Look at the diagram. This is the frame geometry illustration from the YT Tues DH bike, but almost any frame will do.
The red line displays the actual angle that the seat post will sit on. But notice that it runs well in front of the bottom bracket of the frame. Seat angles are measured from the centre of the bottom bracket, not from some random point in space.

Screen Shot 2020-05-12 at 9.27.48 pm
Turn your attention to the purple and gold lines. The purple line is the effective seat angle if you have a low seat height. The gold line is the effective seat angle with a higher seat height. Due to the actual angle being so slack, every increment of extra seat height pushes the seat back much further than one might expect for whatever measured effective seat angle was at before the seat went up.
There is a significant two(ish) degrees difference between the purple and gold lines.

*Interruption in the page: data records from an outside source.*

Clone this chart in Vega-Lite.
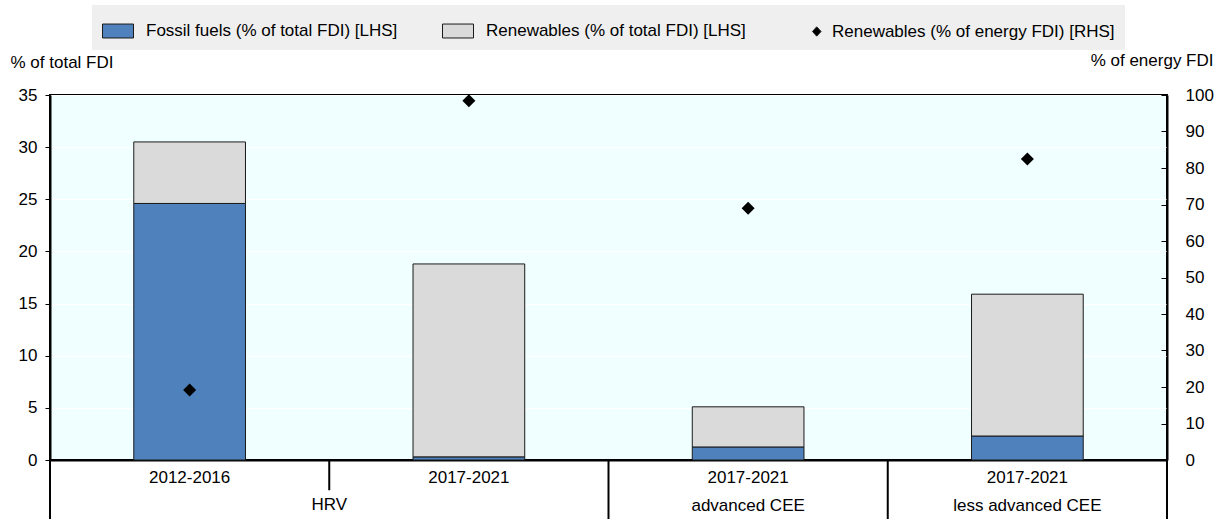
{
  "$schema": "https://vega.github.io/schema/vega-lite/v6.json",
  "width": 1117,
  "height": 365,
  "autosize": "none",
  "padding": {"left": 50, "top": 95, "right": 54, "bottom": 59},
  "background": "white",
  "config": {
    "font": "'Liberation Sans', Arial, sans-serif",
    "view": {"fill": "#f0ffff", "stroke": "#000000", "strokeWidth": 2},
    "axis": {"labelFontSize": 17, "labelColor": "#000000", "titleFontSize": 17, "titleFontWeight": "normal", "titleColor": "#000000", "domainColor": "#000000", "tickColor": "#000000"},
    "legend": {"labelFontSize": 17, "labelColor": "#000000", "labelLimit": 500}
  },
  "datasets": {
    "bars": [
      {"cat": "2012-2016 HRV", "series": "Fossil fuels (% of total FDI) [LHS]", "value": 24.6},
      {"cat": "2012-2016 HRV", "series": "Renewables (% of total FDI) [LHS]", "value": 5.9},
      {"cat": "2017-2021 HRV", "series": "Fossil fuels (% of total FDI) [LHS]", "value": 0.3},
      {"cat": "2017-2021 HRV", "series": "Renewables (% of total FDI) [LHS]", "value": 18.5},
      {"cat": "2017-2021 advanced CEE", "series": "Fossil fuels (% of total FDI) [LHS]", "value": 1.25},
      {"cat": "2017-2021 advanced CEE", "series": "Renewables (% of total FDI) [LHS]", "value": 3.85},
      {"cat": "2017-2021 less advanced CEE", "series": "Fossil fuels (% of total FDI) [LHS]", "value": 2.3},
      {"cat": "2017-2021 less advanced CEE", "series": "Renewables (% of total FDI) [LHS]", "value": 13.6}
    ],
    "points": [
      {"cat": "2012-2016 HRV", "series": "Renewables (% of energy FDI) [RHS]", "value": 19.2},
      {"cat": "2017-2021 HRV", "series": "Renewables (% of energy FDI) [RHS]", "value": 98.4},
      {"cat": "2017-2021 advanced CEE", "series": "Renewables (% of energy FDI) [RHS]", "value": 69.0},
      {"cat": "2017-2021 less advanced CEE", "series": "Renewables (% of energy FDI) [RHS]", "value": 82.5}
    ]
  },
  "layer": [
    {
      "layer": [
        {
          "data": {"name": "bars"},
          "mark": {"type": "bar", "stroke": "#1a1a1a", "strokeWidth": 1, "width": {"band": 0.4}},
          "encoding": {
            "x": {
              "field": "cat", "type": "nominal",
              "scale": {"domain": ["2012-2016 HRV", "2017-2021 HRV", "2017-2021 advanced CEE", "2017-2021 less advanced CEE"], "paddingInner": 0, "paddingOuter": 0},
              "axis": {"title": null, "ticks": false, "domainWidth": 2, "labelAngle": 0, "labelPadding": 9, "labelBaseline": "top", "labelLineHeight": 28,
                "labelExpr": "indexof(datum.value, 'CEE') > 0 ? [substring(datum.value, 0, 9), substring(datum.value, 10)] : [substring(datum.value, 0, 9), '']"}
            },
            "y": {
              "field": "value", "type": "quantitative", "stack": "zero",
              "scale": {"domain": [0, 35], "nice": false},
              "axis": {"title": "% of total FDI", "titleAngle": 0, "titleAlign": "left", "titleBaseline": "middle", "titleX": -40, "titleY": -33,
                "values": [0, 5, 10, 15, 20, 25, 30, 35], "tickSize": 5, "labelPadding": 8, "grid": true, "gridColor": "#ffffff", "gridWidth": 1, "domainWidth": 2}
            },
            "color": {
              "field": "series", "type": "nominal",
              "scale": {"domain": ["Fossil fuels (% of total FDI) [LHS]", "Renewables (% of total FDI) [LHS]", "Renewables (% of energy FDI) [RHS]"], "range": ["#4f81bd", "#dadada", "#000000"]},
              "legend": {
                "orient": "none", "legendX": 42, "legendY": -90, "direction": "horizontal", "title": null,
                "fillColor": "#efefef", "padding": 10, "columnPadding": 42,
                "symbolSize": 961, "symbolStrokeColor": "#1a1a1a", "symbolStrokeWidth": 1, "symbolOpacity": 1,
                "symbolType": "M-1,-0.45H1V0.45H-1Z", "labelOffset": 12,
                "encode": {"symbols": {"update": {"shape": {"signal": "datum.value === 'Renewables (% of energy FDI) [RHS]' ? 'M0.55,0L0.82,-0.3L1.1,0L0.82,0.3Z' : 'M-1,-0.45H1V0.45H-1Z'"}}}}
              }
            },
            "order": {"field": "series", "sort": "ascending"}
          }
        },
        {
          "data": {"values": [{"cat": "2012-2016 HRV"}, {"cat": "2017-2021 advanced CEE"}, {"cat": "2017-2021 less advanced CEE"}]},
          "mark": {"type": "rule", "color": "#000000", "strokeWidth": 2},
          "encoding": {
            "x": {"field": "cat", "type": "nominal", "bandPosition": 0},
            "y": {"datum": 0, "type": "quantitative", "scale": {"domain": [0, 35], "nice": false}},
            "y2": {"datum": -5.9}
          }
        },
        {
          "data": {"values": [{"cat": "2017-2021 less advanced CEE"}]},
          "mark": {"type": "rule", "color": "#000000", "strokeWidth": 2},
          "encoding": {
            "x": {"field": "cat", "type": "nominal", "bandPosition": 1},
            "y": {"datum": 0, "type": "quantitative", "scale": {"domain": [0, 35], "nice": false}},
            "y2": {"datum": -5.9}
          }
        },
        {
          "data": {"values": [{"cat": "2017-2021 HRV"}]},
          "mark": {"type": "rule", "color": "#000000", "strokeWidth": 2},
          "encoding": {
            "x": {"field": "cat", "type": "nominal", "bandPosition": 0},
            "y": {"datum": 0, "type": "quantitative", "scale": {"domain": [0, 35], "nice": false}},
            "y2": {"datum": -2.9}
          }
        },
        {
          "data": {"values": [{"cat": "2012-2016 HRV", "label": "HRV"}]},
          "mark": {"type": "text", "fontSize": 17, "baseline": "middle", "align": "center", "color": "#000000"},
          "encoding": {
            "x": {"field": "cat", "type": "nominal", "bandPosition": 1},
            "y": {"datum": -4.3, "type": "quantitative", "scale": {"domain": [0, 35], "nice": false}},
            "text": {"field": "label"}
          }
        }
      ]
    },
    {
      "data": {"name": "points"},
      "mark": {"type": "point", "shape": "diamond", "filled": true, "size": 169, "opacity": 1},
      "encoding": {
        "x": {"field": "cat", "type": "nominal"},
        "y": {
          "field": "value", "type": "quantitative",
          "scale": {"domain": [0, 100], "nice": false},
          "axis": {"orient": "right", "title": "% of energy FDI", "titleAngle": 0, "titleAlign": "right", "titleBaseline": "middle", "titleX": 46, "titleY": -35,
            "values": [0, 10, 20, 30, 40, 50, 60, 70, 80, 90, 100], "tickSize": -6, "labelPadding": 24, "grid": false, "domainWidth": 2}
        },
        "color": {"field": "series", "type": "nominal"}
      }
    }
  ],
  "resolve": {"scale": {"y": "independent"}}
}
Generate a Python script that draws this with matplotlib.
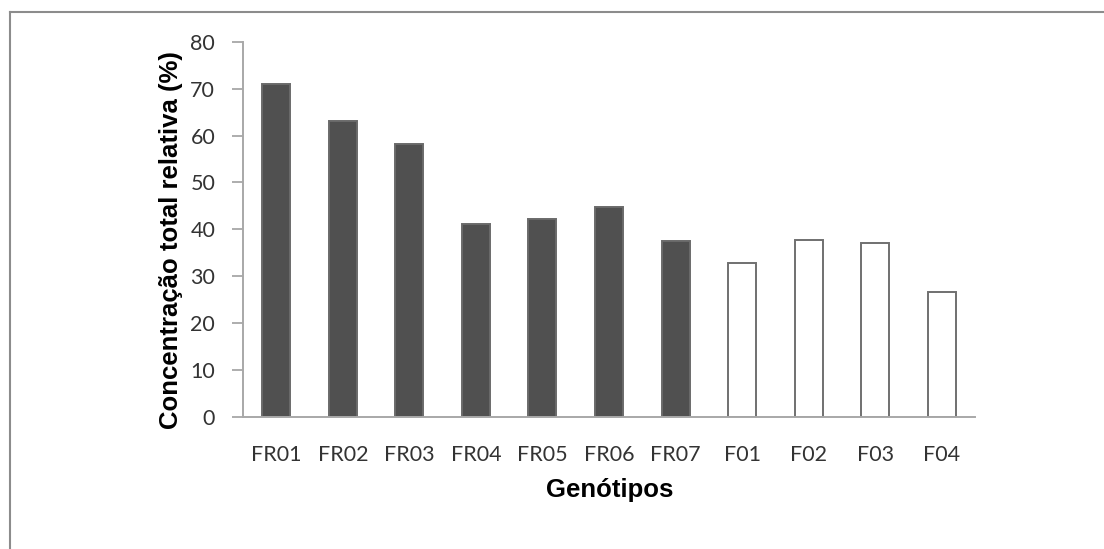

The latest bikes accommodate this effect by using a steeper actual seat angle on each larger frame size with lots of knowledge about how long the seatpost is likely to be on each successive increase in frame size.

This is rarely even an issue on road bikes because the seat tube actually is a straight structure aimed at the bottom bracket (such as all bikes were when they constituted individually joined metal tubes). With full suspension, it is increasingly an issue for MTB. Seat tubes are complex, S-shaped structures that pick up the upper suspension pivot point on their way from the bottom bracket to the seatpost. They could conceivably point in any direction unrelated to the traditional measurement methods.

Once you know what's going on you should understand why this can be a problem for very tall (or very short) riders on a given size.